ON March 28, addressing the Asspcham annual session, Commerce and Industry Minister Piyush Goyal said that India’s overall exports have crossed $750 billion. “We’ve had a record run of FDI over the last decade with an alltime high every year until March 2022. Exports at about $500 billion in 2021 saw a phenomenal 35 per cent jump to $676 billion last year. Today, we have crossed $750 billion in exports with growth in both goods and services exported. I am sure we can achieve $2 trillion – a trillion each in goods and services respectively,” an ecstatic Goyal waxed eloquent at the Assocham jamboree.
For the record, it may be mentioned that in 2021-22, the country’s goods and services exports touched an all-time high of $422 billion and $254 billion respectively, taking the total shipments to $676 billion.
Goods segment growth
What is gratifying about the record exports is that it is not just focused on IT or value-added services but has seen growth in the merchandise or goods segment. Goyal said there has been healthy growth in both the merchandise. The minister was right in surmising that given the worldwide slowing down of the economy (particularly Europe and North America in recession), inflation reaching for the skies in most of the developed world, and interest rates spiking up “India’s performance fills us with pride”. It is something that the IMF and the World Bank have both alluded to earlier calling India the one bright spot amongst world economies.
Interestingly, service exports are not just IT-driven but value-added initiatives like consulting and R&D. But RBI data shows that IT services still accounted for close to 45 per cent of India’s total services exports in April-December. The one sector that grew the fastest was professional and management consulting – at almost 30 per cent compounded annual growth rate over the last three years according to leading security and market analysts. So what has helped in this fantastic growth?
Capability centres
Primarily this has been driven by global capability centres or high-quality backend offices that are offering clients top-notch services and solutions for areas like healthcare, accounting and the legal business. This accelerated growth will also be a huge shield to our overall exports helping cover up for any drop in the goods sector because of the weakening global economy.
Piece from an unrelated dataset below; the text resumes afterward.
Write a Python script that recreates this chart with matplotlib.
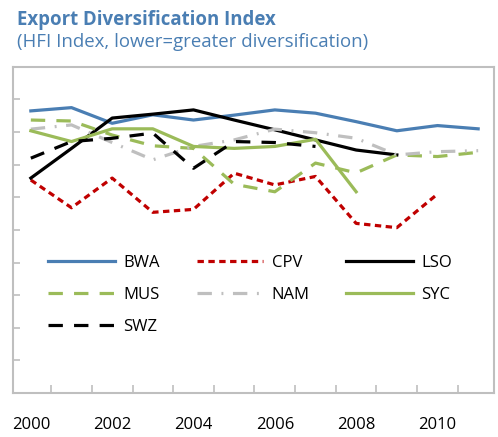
import numpy as np
import matplotlib.pyplot as plt

years = list(range(2000, 2012))
year_labels = ['2000', '', '2002', '', '2004', '', '2006', '', '2008', '', '2010', '']

# HFI index (None = no data)
bwa = [0.865, 0.875, 0.827, 0.853, 0.837, 0.852, 0.868, 0.858, 0.832, 0.804, 0.820, 0.810]
cpv = [0.653, 0.568, 0.659, 0.554, 0.563, 0.674, 0.638, 0.664, 0.520, 0.507, 0.610, None]
lso = [0.659, 0.750, 0.843, 0.855, 0.868, 0.837, 0.807, 0.776, 0.745, 0.730, None, None]
mus = [0.837, 0.834, 0.791, 0.758, 0.750, 0.640, 0.617, 0.705, 0.675, 0.730, 0.725, 0.738]
nam = [0.809, 0.822, 0.768, 0.715, 0.756, 0.776, 0.809, 0.798, 0.781, 0.730, 0.740, 0.743]
syc = [0.804, 0.771, 0.810, 0.810, 0.756, 0.750, 0.756, 0.778, 0.617, None, None, None]
swz = [0.720, 0.771, 0.781, 0.797, 0.689, 0.771, 0.768, 0.756, None, None, None, None]

blue = '#4a7eb3'
green = '#9bbb59'

plt.rcParams['font.family'] = ['Open Sans', 'DejaVu Sans']

fig = plt.figure(figsize=(4.98, 4.37), dpi=100)
ax = fig.add_axes([0.026, 0.1007, 0.966, 0.7463])

x = np.arange(len(years))


def arr(v):
    return np.array([np.nan if a is None else a for a in v], dtype=float)


lw = 2.3
lines = {}
lines['BWA'], = ax.plot(x, arr(bwa), color=blue, lw=lw, label='BWA')
lines['CPV'], = ax.plot(x, arr(cpv), color='#c00000', lw=lw, dashes=(2.0, 1.4), label='CPV')
lines['LSO'], = ax.plot(x, arr(lso), color='black', lw=lw, label='LSO')
lines['MUS'], = ax.plot(x, arr(mus), color=green, lw=lw, dashes=(4.5, 3.5), label='MUS')
lines['NAM'], = ax.plot(x, arr(nam), color='#bfbfbf', lw=lw, dashes=(4.5, 3, 0.6, 3), label='NAM')
lines['SYC'], = ax.plot(x, arr(syc), color=green, lw=lw, label='SYC')
lines['SWZ'], = ax.plot(x, arr(swz), color='black', lw=lw, dashes=(4.5, 3.5), label='SWZ')

ax.set_xlim(-0.44, 11.39)
ax.set_ylim(0, 1)

# y ticks without labels
ax.set_yticks(np.arange(0, 1.01, 0.1))
ax.set_yticklabels([])
ax.tick_params(axis='y', direction='in', length=5, width=1.2, color='#bfbfbf')

# year labels at category centres, tick marks between categories
ax.set_xticks(x)
ax.set_xticklabels(year_labels, fontsize=12)
ax.tick_params(axis='x', length=0, pad=17)
ax.set_xticks(np.arange(0.5, 11, 1), minor=True)
ax.tick_params(axis='x', which='minor', direction='in', length=6, width=1.2, color='#bfbfbf')

for s in ax.spines.values():
    s.set_color('#bfbfbf')
    s.set_linewidth(1.5)

# legend is filled column by column, so order for row-wise reading
order = ['BWA', 'MUS', 'SWZ', 'CPV', 'NAM', 'LSO', 'SYC']
ax.legend([lines[k] for k in order], order, loc='upper left',
          bbox_to_anchor=(0.06, 0.445), ncol=3, frameon=False,
          fontsize=12, handlelength=4.0, handletextpad=0.5, columnspacing=2.2,
          labelspacing=0.98, borderaxespad=0)

fig.text(0.034, 0.955, 'Export Diversification Index', fontsize=13.4,
         fontweight='bold', color=blue, va='center')
fig.text(0.034, 0.903, '(HFI Index, lower=greater diversification)', fontsize=13.4,
         color=blue, va='center')

fig.savefig('out.png', dpi=100)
Media reports quoted Sangeeta Gupta, chief strategy officer at software industry lobby group Nasscom, as estimating ‘’India is home to over 45 per cent of such global capability centres in the world.’’ The Economic Times quoting Pranjul Bhandari, chief India economist at HSBC Securities and Capital Markets, said: ‘’Such centres started off providing support functions, but they have now moved up the ladder to tech enablement, business operations, capability development, and even R&D and business development.’’ Nasscom says that the first movers were from North America, especially America followed by Europe, Asia Pacific and South Asia. ET quoting Sangeeta Gupta said: “An acceleration in digitalisation after the Covid crisis and a lack of adequate tech talent in some of these countries are key factor.”’
Not the trodden path
Piyush Goyal is right when he says that India has to look away from the trodden path if it has to vault to fulfilling its 2 billion exports target by 2030. As he said, “Renewable energy is an area where India is becoming a global leader and as we move up the value chain, if we can get into hydrogen and then green ammonia in India, we can not only change our source of energy in India but we can do that for the rest of the world and offer goods and services produced with the least amount of carbon impact making us even more attractive.”
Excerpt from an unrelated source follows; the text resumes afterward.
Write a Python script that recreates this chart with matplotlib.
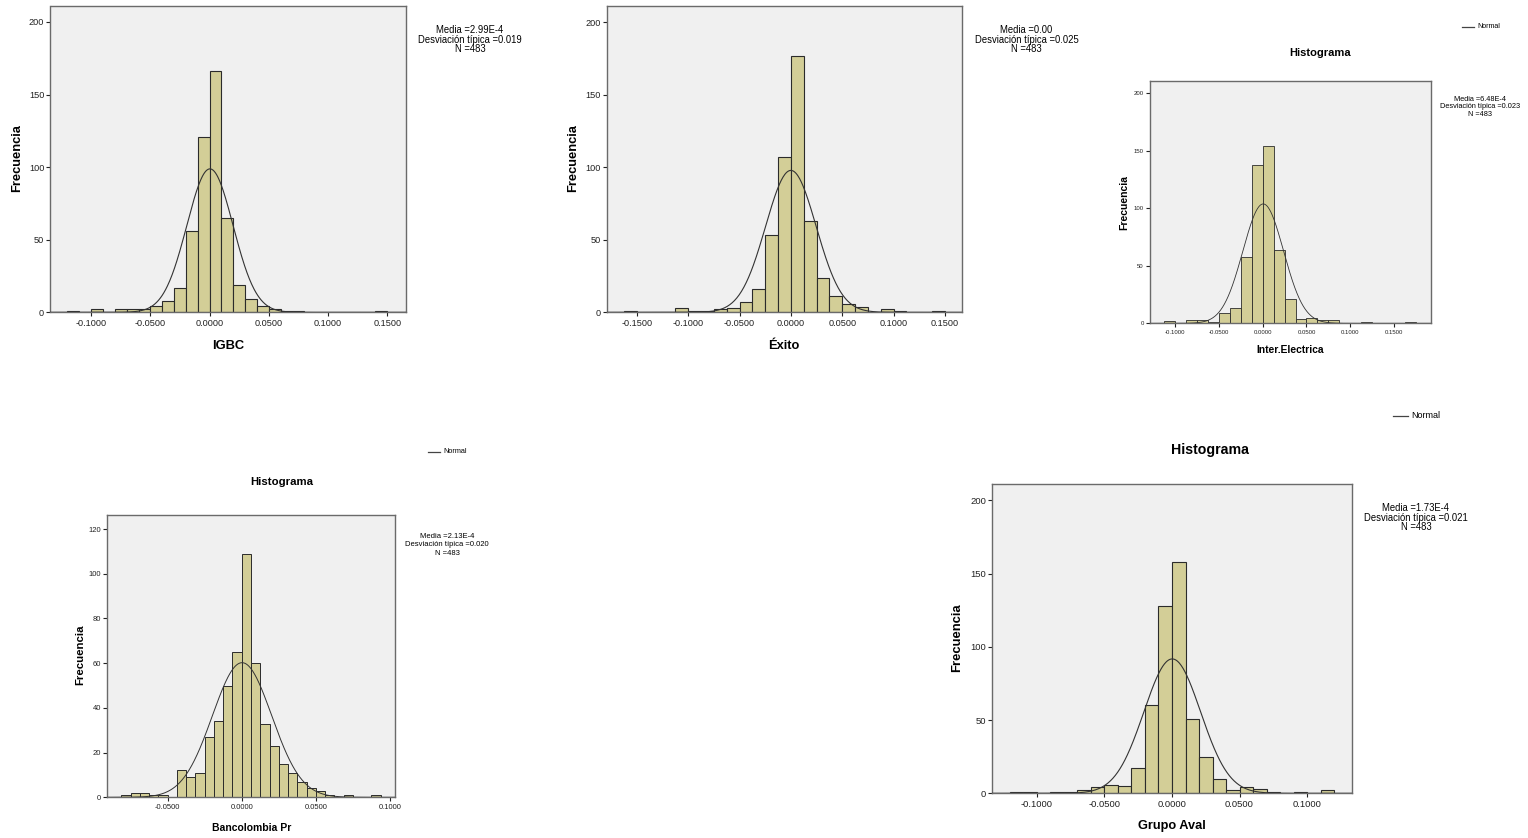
import numpy as np
import matplotlib
matplotlib.use("Agg")
import matplotlib.pyplot as plt
from matplotlib.lines import Line2D

plt.rcParams['font.family'] = ['Liberation Sans', 'DejaVu Sans']

W, H = 1528, 838

# ===================== datos =====================
# IGBC: ancho de intervalo 0.01, primer borde -0.12
igbc_bw, igbc_start = 0.01, -0.12
igbc_counts = [1, 0, 2, 0, 2, 2, 2, 4, 8, 17, 56, 121, 166, 65, 19, 9, 4, 2, 1, 1,
               0, 0, 0, 0, 0, 0, 1]
igbc_stats = ["Media =2.99E-4", "Desviación típica =0.019", "N =483"]
igbc_mean, igbc_sd = 0.000299, 0.0195

# Éxito: ancho 0.0125, primer borde -0.1625
exito_bw, exito_start = 0.0125, -0.1625
exito_counts = [1, 0, 0, 0, 3, 1, 1, 2, 3, 7, 16, 53, 107, 177, 63, 24, 11, 6, 4, 0,
                2, 1, 0, 0, 1]
exito_stats = ["Media =0.00", "Desviación típica =0.025", "N =483"]
exito_mean, exito_sd = 0.0, 0.0246

# Inter.Electrica: ancho 0.0125, primer borde -0.1125
inter_bw, inter_start = 0.0125, -0.1125
inter_counts = [2, 0, 3, 3, 1, 9, 13, 58, 138, 154, 64, 21, 4, 5, 3, 3, 0, 0, 1, 0,
                0, 0, 1]
inter_stats = ["Media =6.48E-4", "Desviación típica =0.023", "N =483"]
inter_mean, inter_sd = 0.000648, 0.0232

# Bancolombia Pr: ancho 0.00625, primer borde -0.08125
banco_bw, banco_start = 0.00625, -0.08125
banco_counts = [1, 2, 2, 1, 1, 0, 12, 9, 11, 27, 34, 50, 65, 109, 60, 33, 23, 15, 11,
                7, 4, 3, 1, 0, 1, 0, 0, 1]
banco_stats = ["Media =2.13E-4", "Desviación típica =0.020", "N =483"]
banco_mean, banco_sd = 0.000213, 0.020

# Grupo Aval: ancho 0.01, primer borde -0.12
aval_bw, aval_start = 0.01, -0.12
aval_counts = [1, 1, 0, 1, 1, 2, 4, 6, 5, 17, 60, 128, 158, 51, 25, 10, 2, 4, 3, 1,
               0, 1, 0, 2]
aval_stats = ["Media =1.73E-4", "Desviación típica =0.021", "N =483"]
aval_mean, aval_sd = 0.000173, 0.021

N = 483
BAR_COLOR = '#D3CE97'
BG_COLOR = '#F0F0F0'

fig = plt.figure(figsize=(W / 100, H / 100), dpi=100)


def fx(x):
    return x / W


def fy(y):
    return 1 - y / H


def histo(box, bw, start, counts, mean, sd, xlim, ylim, xticks, yticks,
          tick_fs, lw=0.8):
    x0, y0, x1, y1 = box
    ax = fig.add_axes([fx(x0), fy(y1), (x1 - x0) / W, (y1 - y0) / H])
    ax.set_facecolor(BG_COLOR)
    counts = np.array(counts)
    lefts = start + bw * np.arange(len(counts))
    keep = counts > 0
    ax.bar(lefts[keep], counts[keep], width=bw, align='edge',
           color=BAR_COLOR, edgecolor='#2b2b2b', linewidth=lw, zorder=2)
    # curva normal
    xs = np.linspace(xlim[0], xlim[1], 600)
    ys = N * bw / (sd * np.sqrt(2 * np.pi)) * np.exp(-0.5 * ((xs - mean) / sd) ** 2)
    ax.plot(xs, ys, color='#333333', linewidth=lw, zorder=3)
    ax.set_xlim(*xlim)
    ax.set_ylim(*ylim)
    ax.set_xticks(xticks)
    ax.set_xticklabels([f"{t:.4f}" for t in xticks])
    ax.set_yticks(yticks)
    ax.set_yticklabels([str(t) for t in yticks])
    ax.tick_params(direction='out', length=3, width=0.8, labelsize=tick_fs,
                   pad=1.5, colors='#222222')
    ax.tick_params(top=False, right=False)
    for s in ax.spines.values():
        s.set_color('#6a6a6a')
        s.set_linewidth(1.0)
    return ax


def stats_text(xc, ys, lines, fs):
    for y, t in zip(ys, lines):
        fig.text(fx(xc), fy(y), t, ha='center', va='center', fontsize=fs)


def legend_normal(x0, x1, y, fs):
    fig.add_artist(Line2D([fx(x0), fx(x1)], [fy(y), fy(y)],
                          transform=fig.transFigure, color='#444444', linewidth=0.9))
    fig.text(fx(x1 + 3), fy(y), "Normal", ha='left', va='center', fontsize=fs)


# ===================== IGBC =====================
histo((50.5, 6, 406, 312.3), igbc_bw, igbc_start, igbc_counts, igbc_mean, igbc_sd,
      (-0.1343, 0.1658), (0, 211), [-0.1, -0.05, 0.0, 0.05, 0.1, 0.15],
      [0, 50, 100, 150, 200], 6.6)
fig.text(fx(228), fy(345.5), "IGBC", ha='center', va='center', fontsize=9.3,
         fontweight='bold')
fig.text(fx(17), fy(158), "Frecuencia", ha='center', va='center', fontsize=9.3,
         fontweight='bold', rotation=90)
stats_text(470, [30, 39.7, 48.7], igbc_stats, 6.85)

# ===================== Éxito =====================
histo((607, 6.5, 962, 312.3), exito_bw, exito_start, exito_counts, exito_mean, exito_sd,
      (-0.1791, 0.1667), (0, 211), [-0.15, -0.1, -0.05, 0.0, 0.05, 0.1, 0.15],
      [0, 50, 100, 150, 200], 6.6)
fig.text(fx(784), fy(345.5), "Éxito", ha='center', va='center', fontsize=9.3,
         fontweight='bold')
fig.text(fx(573), fy(158), "Frecuencia", ha='center', va='center', fontsize=9.3,
         fontweight='bold', rotation=90)
stats_text(1026.5, [30, 39.7, 48.7], exito_stats, 6.85)

# ===================== Inter.Electrica =====================
histo((1150, 80.7, 1430.5, 323.3), inter_bw, inter_start, inter_counts, inter_mean,
      inter_sd, (-0.1286, 0.1916), (0, 211), [-0.1, -0.05, 0.0, 0.05, 0.1, 0.15],
      [0, 50, 100, 150, 200], 4.3, lw=0.6)
fig.text(fx(1290), fy(350), "Inter.Electrica", ha='center', va='center', fontsize=7.4,
         fontweight='bold')
fig.text(fx(1124), fy(202), "Frecuencia", ha='center', va='center', fontsize=7.5,
         fontweight='bold', rotation=90)
fig.text(fx(1320), fy(53), "Histograma", ha='center', va='center', fontsize=8.0,
         fontweight='bold')
stats_text(1480.5, [99.3, 106.8, 114], inter_stats, 5.35)
legend_normal(1462, 1474, 27, 5.1)

# ===================== Bancolombia Pr =====================
histo((107.3, 514.7, 395, 797.3), banco_bw, banco_start, banco_counts, banco_mean,
      banco_sd, (-0.0907, 0.1034), (0, 126.4), [-0.05, 0.0, 0.05, 0.1],
      [0, 20, 40, 60, 80, 100, 120], 5.5, lw=0.7)
fig.text(fx(252), fy(827.7), "Bancolombia Pr", ha='center', va='center', fontsize=7.5,
         fontweight='bold')
fig.text(fx(80.7), fy(655), "Frecuencia", ha='center', va='center', fontsize=8.2,
         fontweight='bold', rotation=90)
fig.text(fx(282), fy(482.3), "Histograma", ha='center', va='center', fontsize=8.2,
         fontweight='bold')
stats_text(447, [536, 545, 553.3], banco_stats, 5.5)
legend_normal(428, 440, 451.7, 5.2)

# ===================== Grupo Aval =====================
histo((992.3, 484.3, 1351.7, 793.3), aval_bw, aval_start, aval_counts, aval_mean,
      aval_sd, (-0.1331, 0.1331), (0, 211), [-0.1, -0.05, 0.0, 0.05, 0.1],
      [0, 50, 100, 150, 200], 6.8)
fig.text(fx(1172), fy(826), "Grupo Aval", ha='center', va='center', fontsize=9.2,
         fontweight='bold')
fig.text(fx(957), fy(638), "Frecuencia", ha='center', va='center', fontsize=9.4,
         fontweight='bold', rotation=90)
fig.text(fx(1210), fy(450), "Histograma", ha='center', va='center', fontsize=10.2,
         fontweight='bold')
stats_text(1416, [507.7, 517.7, 526.7], aval_stats, 6.85)
legend_normal(1393, 1408, 415.7, 6.5)

fig.savefig("out.png", dpi=100)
This combined with ambitious projects like the National Infrastructure Pipeline, PM Gati Shakti, Unified Logistics Interface Platform and, of course, the ubiquitous India stack are all elements that help act as catalytic agents in helping to achieve the lofty heights of export targets set by the Government.
“Out of $32 trillion international trade, our share is minuscule therefore the delta of possibilities is huge. The kind of new ideas and new products that India has developed in the last few years, and our handling of Covid are all reflective of the new spirit that Bharat has. Our ranking in the global innovation index has now improved to 40th rank, ease-of-doing business ranking has improved to 63rd by 2019,” Goyal said. For India to achieve all this, it will have to set a template that embraces minimum bureaucracy and maximum efficiency combined with a non-negotiable focus on ESG (Environmental, Sustainability, Governance) commitments.